2) On the other hand, Harry Jaffe at the Washington Examiner denies the laws of supply and demand, claiming that increasing allowable height could not possibly lower rents. He writes of the limit, “It has forced development out of downtown and into the neighborhoods, around Metro stops, which is healthy growth: out, not up.” The most troubling part of his piece is that he suggests developers’ use of the profit incentive is “about greed, period,” ignoring the mutual benefits that increased density in the city would permit.
3) Will Doig interviewed me for a piece on historic preservation at Salon. He concludes, “Landmarking is meant to preserve structures whose loss would be an affront to history. Removing entire neighborhoods from the natural evolution of cities is another thing entirely.”
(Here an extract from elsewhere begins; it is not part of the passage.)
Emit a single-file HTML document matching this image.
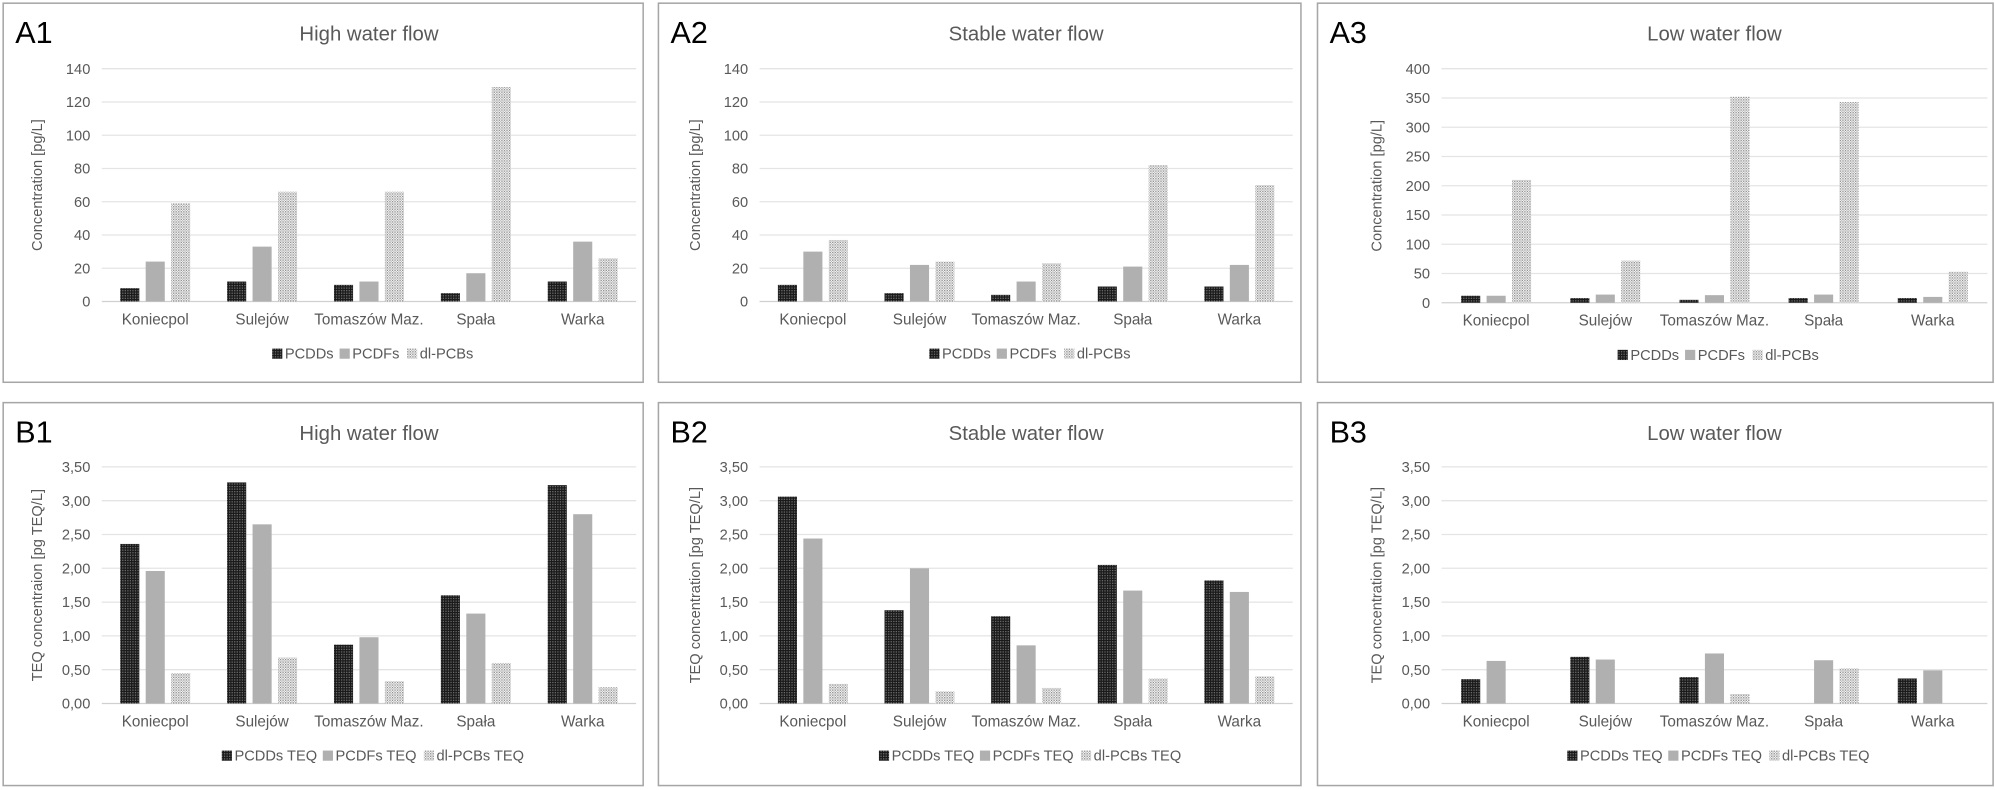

4) Matt Yglesias observes that in Tom Vanderbilt’s series about pedestrianism, most of the cities with the highest Walk Scores are liberal. I think Matt rightly concludes that this correlation is primarily driven by older, more walkable cities being coastal, where more liberal people tend to live. However, this also ties in to a question Charlie Gardner raised a while back with regard to proposed changes to the zoning process in Tennessee and Arizona:
Oddly, the idea of selectively or fully repealing zoning – a perfectly legal course of action – seems not to have gained any traction even in such ostensibly pro-property rights states as Arizona or Tennessee. Arizona’s libertarian-supported Proposition 207 focused on declines in property value resulting from rezonings, while avoiding the broader point that it is zoning itself that serves as the greatest suppressant of
both property values and the free use of land.
[. . .]
Do libertarian principles perhaps yield to a strong personal preference for low-density, use-segregated single-family zoning and fears of change? Are restrictive covenants, in spite of the example of Houston, seen as an inadequate stand-in? And why cast the language of these statutes in terms of landowner objections to city rezonings, rather than granting owners the right to obtain rezonings on their own terms?